Tether has invested in LemFi, a Y Combinator-backed remittance fintech serving Africa and Asia with over 1 million customers. The investment marks Tether’s latest push to embed its USDT stablecoin into emerging market payment infrastructure outside traditional crypto channels. LemFi has raised $85 million to date and operates across two of the world’s largest remittance corridors, where cross-border money transfers remain expensive and slow despite decades of fintech disruption.
Tether’s Infrastructure Play in Emerging Markets
Tether’s investment in LemFi reflects a strategic shift away from pure speculation toward real-world settlement infrastructure. The stablecoin issuer has spent the past two years diversifying its ecosystem beyond crypto trading into payments, lending, and remittance rails. LemFi, founded in 2021, addresses a concrete problem: remittance corridors between Africa, Asia, and developed markets still charge 5-10% in fees and take 3-5 business days. By embedding USDT into LemFi’s platform, Tether positions itself as the settlement layer for a market that moves roughly $750 billion annually across borders.
LemFi’s Growth and Market Validation
LemFi’s 1 million+ customer base and $85 million funding haul signal institutional confidence in the Africa-Asia remittance thesis. Y Combinator’s backing—the startup accelerator has backed crypto-native companies like Kraken and Ledger—adds credibility to the model. The investment also suggests Tether sees remittance as a lower-friction entry point than retail banking partnerships, where regulatory friction remains high. LemFi can onboard customers in markets where traditional banking penetration is low but mobile money adoption is high, creating a natural bridge for stablecoin adoption.
USDT’s Expansion Beyond Crypto Trading
Tether’s capital allocation to LemFi sits within a broader narrative of stablecoin issuers moving upstream into payment infrastructure. USDC and DAI have pursued similar strategies through partnerships with payment processors and remittance operators.
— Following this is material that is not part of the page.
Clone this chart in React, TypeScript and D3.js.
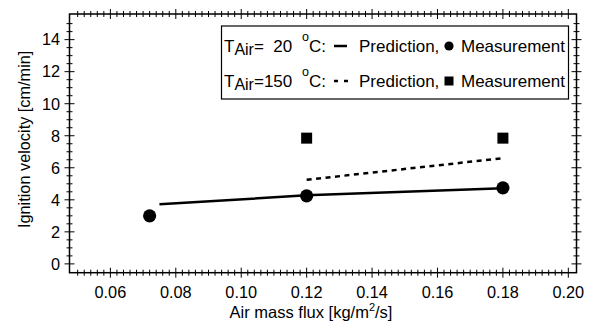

The Africa and Asia remittance market remains fragmented and underserved, with no single platform commanding more than 15% share. USDT’s liquidity advantage and exchange availability across emerging market trading venues give it structural advantages over competitor stablecoins in these corridors. The investment does not guarantee USDT adoption by LemFi customers, but it signals Tether’s intent to be the preferred settlement layer if LemFi scales.
Next Steps and Unresolved Variables
The investment amount and specific integration timeline remain undisclosed. Key unknowns include whether LemFi will offer USDT as the default settlement currency or as an optional rail alongside fiat corridors. Regulatory clarity on stablecoin use in remittance will also determine whether this model scales beyond early adopters. The Africa and Asia remittance market has historically favored regulatory compliance over speed, making execution more complex than pure crypto-to-crypto settlement.